To make matters worse, how does the U.S. reaction square with the U.S. position that existing laws of war are perfectly suitable for handling these kinds of cyber conflicts? If one persistently calls this activity a “war” then the U.S. believes that it has a right, recognized in international law, to retaliate against the aggressor with military means. Yes, that means missiles, troops, tanks, guns. Is Renee DiResta, who insisted on the information war label in her testimony before Congress, advocating such an attack on Russia? If not, why not? If the little threads of propaganda insinuated into Facebook or Twitter are an “attack” and “a war,” then why can’t we respond to it with our military might? Conversely, if these actions do not rise to the level of an armed attack, then why is she insisting on calling this a “war,” repeatedly and aggressively?

So let’s sum up the score here: in theory, Russia supports the norms of the code of conduct, but in practice, they don’t. In theory, the U.S. opposes the norms of the SCO code of conduct, but in practice, they do. And intense conflict between them continues. Tell us again how cyber norms create “clarity” and “avoid conflict”?

Exhibit B: the UN GGE’s breakdown

The “information war” label leads us directly into the next failure of the normative strategy. Until last year, the UN Group of Governmental Experts (UN GGE) had been happily developing cyber norms for several years. Overcoming some early disagreements, three prior GGEs in 2010, 2013 and 2015 had established an international conversation on cybersecurity norms and confidence-building measures that had, one observer claimed, “turned into the main international vehicle for discussions on rules of behavior for states in cyberspace.”

In earlier UN GGE’s the issue of the applicability to cyberspace of international humanitarian law and the laws of armed conflict had been finessed with vague language. But in the 2016-2017 UN GGE, the United States pushed for “clear and direct statements on how certain international law applies to states’ use of ICTs,” including the right to self-defense and the international law of state responsibility and countermeasures. The U.S.’s international rivals became alarmed.
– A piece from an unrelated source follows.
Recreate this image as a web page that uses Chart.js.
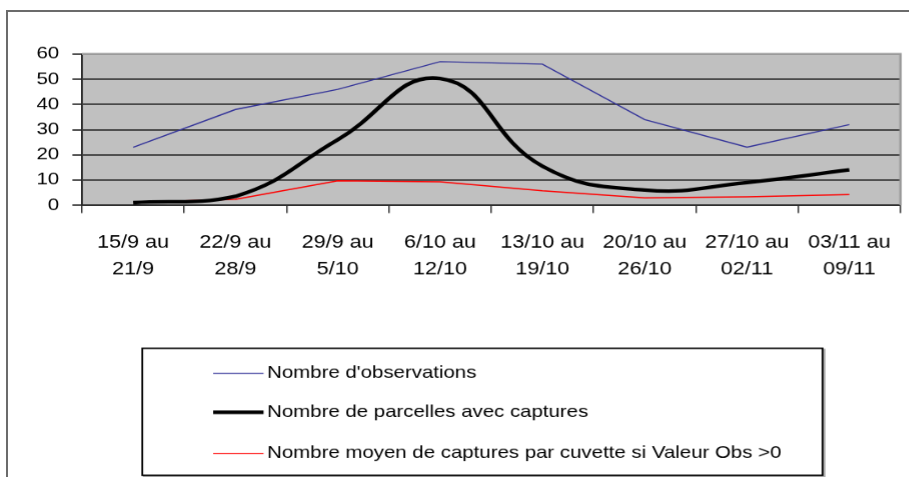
<!DOCTYPE html>
<html>
<head>
<meta charset="utf-8">
<script src="https://cdn.jsdelivr.net/npm/chart.js@4/dist/chart.umd.min.js"></script>
<style>
  html, body { margin: 0; padding: 0; background: #fff; overflow: hidden; width: 909px; height: 477px; }
  #frame { position: absolute; left: 6px; top: 10px; width: 1000px; height: 600px;
           border-left: 2px solid #6b6b6b; border-top: 2px solid #6b6b6b; }
  #wrap { position: absolute; left: 0; top: 0; width: 758px; height: 477px;
          transform: scaleX(1.2); transform-origin: 0 0; }
</style>
</head>
<body>
<div id="frame"></div>
<div id="wrap"><canvas id="c"></canvas></div>
<script>
const categories = [
  ["15/9 au", "21/9"], ["22/9 au", "28/9"], ["29/9 au", "5/10"], ["6/10 au", "12/10"],
  ["13/10 au", "19/10"], ["20/10 au", "26/10"], ["27/10 au", "02/11"], ["03/11 au", "09/11"]
];
const seriesNames = [
  "Nombre d'observations",
  "Nombre de parcelles avec captures",
  "Nombre moyen de captures par cuvette si Valeur Obs >0"
];
const observations = [23, 38, 46, 57, 56, 34, 23, 32];
const parcelles = [1, 3.5, 26, 50.3, 15.5, 6, 9, 14];
const moyenne = [1.2, 2.3, 9.7, 9.3, 5.7, 2.9, 3.3, 4.2];
const yTicks = [0, 10, 20, 30, 40, 50, 60];

const FONT = "'Liberation Sans', Arial, sans-serif";

const plotBg = {
  id: 'plotBg',
  beforeDraw(chart) {
    const {ctx, chartArea: a} = chart;
    ctx.save();
    ctx.fillStyle = '#c0c0c0';
    ctx.fillRect(a.left, a.top, a.right - a.left, a.bottom - a.top);
    ctx.restore();
  },
  afterDatasetsDraw(chart) {
    const {ctx, chartArea: a} = chart;
    ctx.save();
    ctx.strokeStyle = '#9a9a9a';
    ctx.lineWidth = 2;
    ctx.beginPath();
    ctx.moveTo(a.left, a.top);
    ctx.lineTo(a.right, a.top);
    ctx.lineTo(a.right, a.bottom);
    ctx.stroke();
    ctx.restore();
  }
};

const boxLegend = {
  id: 'boxLegend',
  afterDraw(chart) {
    const ctx = chart.ctx;
    const x0 = 118.5, y0 = 348, x1 = 685, y1 = 475;
    ctx.save();
    ctx.strokeStyle = '#b0b0b0';
    ctx.lineWidth = 2;
    ctx.strokeRect(x0 + 1.5, y0 + 1.5, x1 - x0, y1 - y0);
    ctx.strokeStyle = '#000';
    ctx.lineWidth = 1.5;
    ctx.fillStyle = '#fff';
    ctx.fillRect(x0, y0, x1 - x0, y1 - y0);
    ctx.strokeRect(x0, y0, x1 - x0, y1 - y0);
    const rows = [373, 412, 453];
    chart.data.datasets.forEach((ds, i) => {
      const y = rows[i];
      ctx.strokeStyle = ds.borderColor;
      ctx.lineWidth = ds.borderWidth;
      ctx.beginPath();
      ctx.moveTo(177.5, y);
      ctx.lineTo(219.5, y);
      ctx.stroke();
      ctx.fillStyle = '#000';
      ctx.font = '17px ' + FONT;
      ctx.textBaseline = 'middle';
      ctx.textAlign = 'left';
      ctx.fillText(ds.label, 222.5, y);
    });
    ctx.restore();
  }
};

new Chart(document.getElementById('c'), {
  type: 'line',
  data: {
    labels: categories,
    datasets: [
      { label: seriesNames[0], data: observations, borderColor: '#333399', borderWidth: 1.2,
        pointRadius: 0, tension: 0, fill: false },
      { label: seriesNames[1], data: parcelles, borderColor: '#000000', borderWidth: 3.6,
        pointRadius: 0, tension: 0.45, fill: false },
      { label: seriesNames[2], data: moyenne, borderColor: '#ff0000', borderWidth: 1.2,
        pointRadius: 0, tension: 0, fill: false }
    ]
  },
  options: {
    responsive: true,
    maintainAspectRatio: false,
    devicePixelRatio: 1.2,
    animation: false,
    events: [],
    layout: { padding: { left: 0, right: 5.5, top: 54, bottom: 0 } },
    plugins: { legend: { display: false }, tooltip: { enabled: false }, title: { display: false } },
    scales: {
      x: {
        offset: true,
        grid: { display: true, drawOnChartArea: false, drawTicks: true, tickLength: 8,
                color: '#333', lineWidth: 1.2, offset: true },
        border: { display: true, color: '#222', width: 1.5 },
        ticks: { color: '#000', font: { family: FONT, size: 18, lineHeight: 1.5 },
                 padding: 16, maxRotation: 0, autoSkip: false },
        afterFit(s) { s.height = 272; }
      },
      y: {
        min: 0, max: 60,
        afterBuildTicks(s) { s.ticks = yTicks.map(v => ({ value: v })); },
        grid: { color: '#2e2e2e', lineWidth: 1.5, tickLength: 8 },
        border: { display: true, color: '#222', width: 1.5 },
        ticks: { color: '#000', font: { family: FONT, size: 17 }, padding: 11 },
        afterFit(s) { s.width = 68.3; }
      }
    }
  },
  plugins: [plotBg, boxLegend]
});
</script>
</body>
</html>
They feared that invoking those elements of international law would “legitimize… unilateral punitive force actions, including the application of sanctions and even military action by states claiming to be victims of illicit uses of ICTs.” In short, there was a clear conflict of interest between states with military superiority fearing asymmetric warfare and weaker states who wanted to de-link cyber conflict from traditional military conflict. This division seems to have killed off the UN GGE. Despite its successful agreement on a host of other, smaller norms and confidence building measures, there are no plans to revive discussions.

So let’s sum up the score here: norm dialogues are nice but even in the relatively formal context of a UN working group if they threaten to impinge on fundamental state interests regarding the use of power they get thrown aside.

Don’t get us wrong: we are not against normative dialogue at the international level. There is definitely a need to find ways to mitigate state-based cyber conflict. But if we are to preserve the open global internet in an international system based on territorial state sovereignty, we wouldn’t put our chips on cyber norm negotiations among states. Enforceable and enabling cyber-rules are going to have to come from private actors and new transnational governance institutions. States and the anarchy inherent in territorial sovereignty are a big part of the problem, and our understanding of their role has to be framed accordingly.